A new study using data from the past 30 years has suggested that as global temperatures rise, vegetation is getting access to less water, and that's limiting its growth. Vegetation is a major influence on Earth's systems of carbon and water cycling, which both affect temperature. The findings have been reported in Nature Communications.
"Without water, living things struggle to survive, including plants," said senior study author Lixin Wang, an associate professor of earth sciences at the School of Science at Indiana University-Purdue University Indianapolis. "Changes in vegetation response to water availability can result in significant shifts of climate-carbon interaction."
Not much research has been done on how vegetation might respond to climate change even though that information may become increasingly important, which is partly due to the complexity of the systems involved.

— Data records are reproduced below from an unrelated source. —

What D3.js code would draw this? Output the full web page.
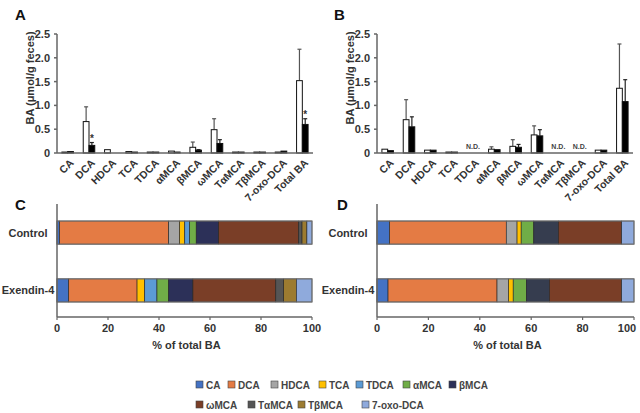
<!DOCTYPE html>
<html><head><meta charset="utf-8">
<script src="https://cdnjs.cloudflare.com/ajax/libs/d3/7.8.5/d3.min.js"></script>
<style>
body{margin:0;background:#fff;}
text{font-family:"Liberation Sans",Arial,sans-serif;font-weight:bold;fill:#333;}
</style></head>
<body><svg id="c" width="640" height="413"></svg>
<script>
const categories = ["CA","DCA","HDCA","TCA","TDCA","αMCA","βMCA","ωMCA","TαMCA","TβMCA","7-oxo-DCA","Total BA"];
// Panel A (null = N.D.)
const aCtrl    = [0.02,0.66,0.07,0.03,0.02,0.04,0.12,0.49,0.02,0.02,0.02,1.52];
const aCtrlErr = [0,0.31,0,0,0,0,0.11,0.23,0,0,0,0.66];
const aEx      = [0.03,0.16,0,0.02,0.02,0.02,0.06,0.20,0.02,0.02,0.04,0.60];
const aExErr   = [0,0.06,0,0,0,0,0.01,0.08,0,0,0,0.12];
const aStar    = [false,true,false,false,false,false,false,false,false,false,false,true];
// Panel B
const bCtrl    = [0.08,0.70,0.06,0.02,null,0.08,0.14,0.38,null,null,0.06,1.36];
const bCtrlErr = [0,0.42,0,0,0,0.05,0.14,0.19,0,0,0,0.93];
const bEx      = [0.05,0.55,0.06,0.02,null,0.07,0.12,0.36,null,null,0.06,1.08];
const bExErr   = [0,0.21,0,0,0,0,0.06,0.13,0,0,0,0.46];
const yTicks = [0,0.5,1.0,1.5,2.0,2.5];
// Panels C, D (% of total BA)
const species = categories.slice(0,11);
const colors = ["#4472C4","#E47B44","#A5A5A5","#FFC000","#5B9BD5","#70AD47","#2C3058","#7A3E27","#555555","#9C7B30","#8FAADC"];
const colorsD = ["#4472C4","#E47B44","#A5A5A5","#FFC000","#5B9BD5","#70AD47","#363D4F","#7A3E27","#555555","#9C7B30","#8FAADC"];
const groups = ["Control","Exendin-4"];
const cControl = [1.0,42.8,4.3,2.0,1.9,2.6,8.8,31.4,1.3,1.9,2.0];
const cExendin = [4.6,26.8,0,3.0,4.8,4.6,9.5,32.5,3.1,5.0,6.1];
const dControl = [4.9,45.4,4.2,1.6,0,4.9,9.6,24.6,0,0,4.8];
const dExendin = [4.3,42.4,4.5,1.8,0,5.1,9.0,28.1,0,0,4.8];
const xTicks = [0,20,40,60,80,100];

const svg = d3.select("#c");
const axisCol = "#666";

function barPanel(ox, label, lx, ctrl, ctrlErr, ex, exErr, star){
  const g = svg.append("g");
  const x0 = ox+57, x1 = ox+313;
  const x = d3.scaleBand().domain(categories).range([x0,x1]).paddingInner(0.46).paddingOuter(0.23);
  const y = d3.scaleLinear().domain([0,2.5]).range([153,34]);
  const bw = x.bandwidth()/2;
  g.append("text").attr("x",ox+lx).attr("y",20).style("font-size","15px").style("fill","#111").text(label);
  g.append("line").attr("x1",x0).attr("x2",x0).attr("y1",y(2.5)).attr("y2",y(0)).attr("stroke",axisCol).attr("stroke-width",1.5);
  yTicks.forEach(t=>{
    g.append("line").attr("x1",x0-3).attr("x2",x0).attr("y1",y(t)).attr("y2",y(t)).attr("stroke",axisCol).attr("stroke-width",1.5);
    g.append("text").attr("x",x0-7).attr("y",y(t)+4).attr("text-anchor","end").style("font-size","11px").text(t===0?"0":t.toFixed(1));
  });
  g.append("text").attr("transform",`translate(${ox+34},78) rotate(-90)`).attr("text-anchor","middle").style("font-size","11px").text("BA (μmol/g feces)");
  categories.forEach((c,i)=>{
    const xc = x(c);
    if(ctrl[i]===null){
      g.append("text").attr("x",xc+bw).attr("y",y(0)-4).attr("text-anchor","middle").style("font-size","7px").style("fill","#444").text("N.D.");
      return;
    }
    const draw=(v,e,xs,fill)=>{
      const ec = fill==="#fff"?"#555":"#222";
      if(e>0){
        g.append("line").attr("x1",xs+bw/2).attr("x2",xs+bw/2).attr("y1",y(v)).attr("y2",y(v+e)).attr("stroke",ec).attr("stroke-width",1.2);
        g.append("line").attr("x1",xs+bw/2-2).attr("x2",xs+bw/2+2).attr("y1",y(v+e)).attr("y2",y(v+e)).attr("stroke",ec).attr("stroke-width",1.2);
      }
      if(v>0) g.append("rect").attr("x",xs).attr("y",y(v)).attr("width",bw).attr("height",y(0)-y(v)).attr("fill",fill).attr("stroke","#111").attr("stroke-width",1);
    };
    draw(ctrl[i],ctrlErr[i],xc,"#fff");
    draw(ex[i],exErr[i],xc+bw,"#000");
    if(star && star[i]){
      g.append("text").attr("x",xc+bw*1.5).attr("y",y(ex[i]+exErr[i])-1).attr("text-anchor","middle").style("font-size","10px").text("*");
    }
  });
  g.append("line").attr("x1",x0).attr("x2",x1).attr("y1",y(0)).attr("y2",y(0)).attr("stroke",axisCol).attr("stroke-width",1.5);
  categories.forEach(c=>{
    g.append("text").attr("transform",`translate(${x(c)+bw+4},${y(0)+8}) rotate(-45)`).attr("text-anchor","end").attr("dy","0.35em").style("font-size","10.5px").text(c);
  });
}
barPanel(0,"A",15,aCtrl,aCtrlErr,aEx,aExErr,aStar);
barPanel(320,"B",14,bCtrl,bCtrlErr,bEx,bExErr,null);

function stackPanel(ox, right, label, lx, rows, cols){
  const g = svg.append("g");
  const x0 = ox+57;
  const x = d3.scaleLinear().domain([0,100]).range([x0,ox+right]);
  const y = d3.scaleBand().domain(groups).range([221,302]).paddingInner(0.6).paddingOuter(0);
  g.append("text").attr("x",ox+lx).attr("y",210).style("font-size","15px").style("fill","#111").text(label);
  rows.forEach((vals,ri)=>{
    let acc=0;
    const yy = y(groups[ri]);
    vals.forEach((v,k)=>{
      if(v>0){
        g.append("rect").attr("x",x(acc)).attr("y",yy).attr("width",x(acc+v)-x(acc)).attr("height",y.bandwidth()).attr("fill",cols[k]).attr("stroke","#222").attr("stroke-width",0.6);
      }
      acc+=v;
    });
    g.append("rect").attr("x",x(0)).attr("y",yy).attr("width",x(100)-x(0)).attr("height",y.bandwidth()).attr("fill","none").attr("stroke","#777").attr("stroke-width",1);
    g.append("text").attr("x",ox+28).attr("y",yy+y.bandwidth()/2+4).attr("text-anchor","middle").style("font-size","11px").text(groups[ri]);
  });
  g.append("line").attr("x1",x0).attr("x2",x0).attr("y1",204).attr("y2",317).attr("stroke",axisCol).attr("stroke-width",1.5);
  g.append("line").attr("x1",x0).attr("x2",x(100)).attr("y1",317).attr("y2",317).attr("stroke",axisCol).attr("stroke-width",1.5);
  xTicks.forEach(t=>{
    g.append("line").attr("x1",x(t)).attr("x2",x(t)).attr("y1",317).attr("y2",320).attr("stroke",axisCol).attr("stroke-width",1.2);
    g.append("text").attr("x",Math.min(x(t),627)).attr("y",332).attr("text-anchor","middle").style("font-size","11px").text(t);
  });
  g.append("text").attr("x",(x0+x(100))/2+2).attr("y",349).attr("text-anchor","middle").style("font-size","11px").text("% of total BA");
}
stackPanel(0,312,"C",15,[cControl,cExendin],colors);
stackPanel(320,314,"D",17,[dControl,dExendin],colorsD);

const legX = [196,228,271,319,356,403,449,196,248,298,362];
const legY = [385,385,385,385,385,385,385,405,405,405,405];
species.forEach((s,k)=>{
  svg.append("rect").attr("x",legX[k]).attr("y",legY[k]-4).attr("width",7).attr("height",7).attr("fill",colors[k]).attr("stroke","#444").attr("stroke-width",0.6);
  svg.append("text").attr("x",legX[k]+10).attr("y",legY[k]+3.5).style("font-size","10px").style("fill","#444").text(s);
});
</script></body></html>
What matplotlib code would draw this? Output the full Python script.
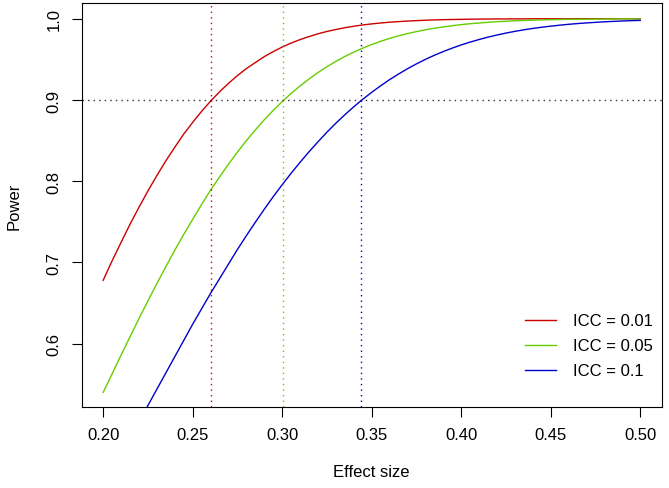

"Global temperature and the concentration of atmospheric CO2, or carbon dioxide, have been increasing," Lixin Wang said. Researchers have already shown that the human-caused increase in carbon dioxide in the atmosphere has caused and will continue to cause more extremely hot days and droughts. This is already impacts vegetation growth, which may become even more stressed as the climate warms. But, quantifying how vegetation growth changes on a massive scale is challenging.
To overcome the challenges inherent in this research, the scientists utilized meteorology and satellite sensing data from 1982 to 2015, which covered large areas.
"We developed our own metrics to indicate water constraints and then examined the changes in the metrics," explained first study author and Indiana University Bloomington graduate student Wenzhe Jiao. "The study is quite computationally extensive since we examined the relationship between vegetation growth and water deficit at each grid cell over the whole extratropical Northern Hemisphere - 604,800 data points each year - over more than 30 years."
It's been thought that carbon increases in the atmosphere could promote plant growth, and bigger plants might take up some excess atmospheric carbon. But this analysis indicated that there was widespread and significant disruptions to vegetation's water supply as atmospheric carbon levels rose. Some regions, like the US Great Plains, were worse than others. A warmer climate is limiting water availability, which counteracts any increase in plant growth from the extra carbon, the study suggested.
"Increasing water constraints on vegetation productivity may drive a shift from a period of increasing land carbon sink strength to a period in which climate change is reducing land carbon sink strength," Lixin Wang said.
"Our research shows that increasing water constraints will likely limit continuous vegetation growth, thus slowing down the removal of CO2 from the atmosphere by plants," said Jiao.
"The results emphasize the need for actions that could slow down CO2 emissions," Lixin Wang said. "Without that, water constraints impacting plant growth and the weakening of vegetation's ability to removal of CO2 from the atmosphere are unlikely to slow."